Only the lines from the top of the listing below to the line that has "const data = [values2014, values2015];" should be echoed, with both ends kept and pictures left out.

▶ [STORED DATA]:
━━━━━━━━━━━━━━━━━━━━
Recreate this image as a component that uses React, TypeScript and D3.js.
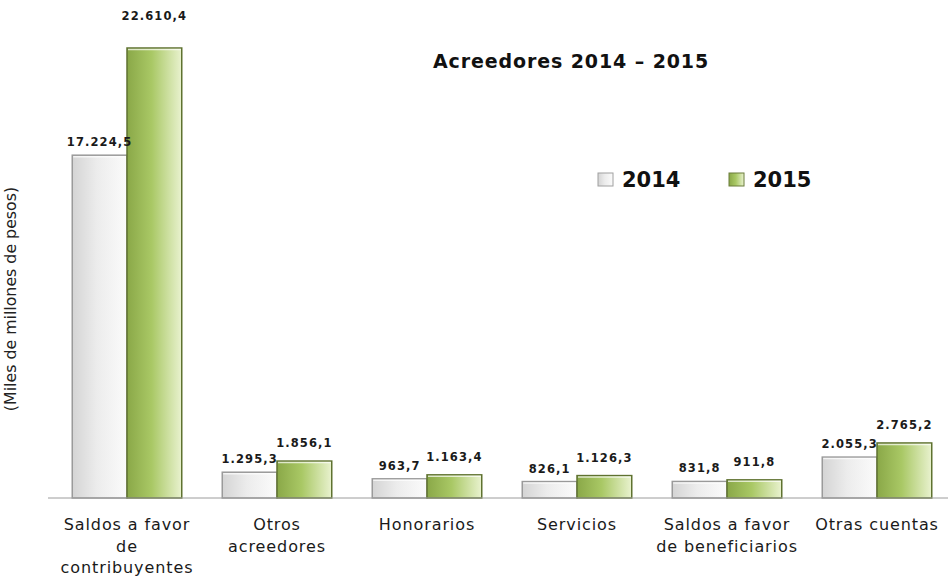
import React from 'react';
import * as d3 from 'd3';

const categories = [
  ['Saldos a favor', 'de', 'contribuyentes'],
  ['Otros', 'acreedores'],
  ['Honorarios'],
  ['Servicios'],
  ['Saldos a favor', 'de beneficiarios'],
  ['Otras cuentas'],
];
const series = ['2014', '2015'];
const values2014 = [17224.5, 1295.3, 963.7, 826.1, 831.8, 2055.3];
const values2015 = [22610.4, 1856.1, 1163.4, 1126.3, 911.8, 2765.2];

const W = 948;
const H = 578;
const baseY = 498;

// spanish number format: 17.224,5
const fmt = d3.formatLocale({ decimal: ',', thousands: '.', grouping: [3], currency: ['$', ''] }).format(',.1f');

export default function App() {
  const x0 = d3.scaleBand<number>()
    .domain(d3.range(categories.length))
    .range([52, 952])
    .paddingInner(0.27)
    .paddingOuter(0.135);
  const x1 = d3.scaleBand<string>()
    .domain(series)
    .range([0, x0.bandwidth()]);
  const y = d3.scaleLinear()
    .domain([0, 22610.4])
    .range([baseY, 48]);

  const data = [values2014, values2015];

  return (
    <svg width={W} height={H} style={{ position: 'absolute', left: 0, top: 0, background: '#fff' }}>
      <defs>
        <linearGradient id="g2014" x1="0" x2="1" y1="0" y2="0">
          <stop offset="0%" stopColor="#d4d4d4" />
          <stop offset="45%" stopColor="#ececec" />
          <stop offset="100%" stopColor="#fbfbfb" />
        </linearGradient>
        <linearGradient id="g2015" x1="0" x2="1" y1="0" y2="0">
          <stop offset="0%" stopColor="#8aa848" />
          <stop offset="45%" stopColor="#a9c865" />
          <stop offset="100%" stopColor="#e9f2cf" />
        </linearGradient>
      </defs>

      {/* bars */}
      {data.map((vals, si) =>
        vals.map((v, i) => {
          const bx = x0(i)! + x1(series[si])!;
          const top = y(v);
          return (
            <g key={`${si}-${i}`}>
              <rect x={bx} y={top} width={x1.bandwidth()} height={baseY - top}
                fill={`url(#g${series[si]})`}
                stroke={si === 0 ? '#9a9a9a' : '#5f7230'} strokeWidth={1.5} />
              <line x1={bx + 1} x2={bx + x1.bandwidth() - 1} y1={top + 1.5} y2={top + 1.5}
                stroke="#fff" strokeOpacity={0.7} strokeWidth={1.5} />
            </g>
          );
        })
      )}

      {/* axis line */}
      <line x1={48} x2={948} y1={baseY} y2={baseY} stroke="#9c9c9c" strokeWidth={1} />

      {/* value labels */}
      {data.map((vals, si) =>
        vals.map((v, i) => {
          const cx = x0(i)! + x1(series[si])! + x1.bandwidth() / 2;
          const off = si === 0 ? 9 : (v > 20000 ? 28 : 14);
          return (
            <text key={`l${si}-${i}`} x={cx} y={y(v) - off} textAnchor="middle"
              fontFamily="DejaVu Sans" fontWeight="bold" fontSize={11.5} letterSpacing={1.1} fill="#1a1a1a">
              {fmt(v)}
            </text>
          );
        })
      )}

      {/* category labels */}
      {categories.map((lines, i) => (
        <text key={`c${i}`} x={x0(i)! + x0.bandwidth() / 2} y={530} textAnchor="middle"
          fontFamily="DejaVu Sans" fontSize={16} letterSpacing={0.9} fill="#1a1a1a">
          {lines.map((ln, k) => (
            <tspan key={k} x={x0(i)! + x0.bandwidth() / 2} dy={k === 0 ? 0 : 21.5}>{ln}</tspan>
          ))}
        </text>
      ))}

      {/* y axis title */}
      <text transform="translate(16,299) rotate(-90)" textAnchor="middle"
        fontFamily="DejaVu Sans" fontSize={15.8} fill="#222">
        (Miles de millones de pesos)
      </text>

      {/* chart title */}
      <text x={571} y={68} textAnchor="middle" fontFamily="DejaVu Sans" fontWeight="bold"
        fontSize={19} letterSpacing={0.9} fill="#111">
        Acreedores 2014 – 2015
      </text>

      {/* legend */}
      {series.map((s, i) => {
        const lx = i === 0 ? 598 : 729;
        return (
          <g key={`lg${s}`}>
            <rect x={lx} y={173} width={15} height={13} fill={`url(#g${s})`}
              stroke={i === 0 ? '#a0a0a0' : '#6b7d3a'} strokeWidth={1} />
            <text x={lx + 24} y={187} fontFamily="DejaVu Sans" fontWeight="bold" fontSize={21} fill="#111">
              {s}
            </text>
          </g>
        );
      })}
    </svg>
  );
}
━━━━━━━━━━━━━━━━━━━━
▶ [EXERCISE OUTPUT]:
Recreate this image as a component that uses React, TypeScript and D3.js.
import React from 'react';
import * as d3 from 'd3';

const categories = [
  ['Saldos a favor', 'de', 'contribuyentes'],
  ['Otros', 'acreedores'],
  ['Honorarios'],
  ['Servicios'],
  ['Saldos a favor', 'de beneficiarios'],
  ['Otras cuentas'],
];
const series = ['2014', '2015'];
const values2014 = [17224.5, 1295.3, 963.7, 826.1, 831.8, 2055.3];
const values2015 = [22610.4, 1856.1, 1163.4, 1126.3, 911.8, 2765.2];

const W = 948;
const H = 578;
const baseY = 498;

// spanish number format: 17.224,5
const fmt = d3.formatLocale({ decimal: ',', thousands: '.', grouping: [3], currency: ['$', ''] }).format(',.1f');

export default function App() {
  const x0 = d3.scaleBand<number>()
    .domain(d3.range(categories.length))
    .range([52, 952])
    .paddingInner(0.27)
    .paddingOuter(0.135);
  const x1 = d3.scaleBand<string>()
    .domain(series)
    .range([0, x0.bandwidth()]);
  const y = d3.scaleLinear()
    .domain([0, 22610.4])
    .range([baseY, 48]);

  const data = [values2014, values2015];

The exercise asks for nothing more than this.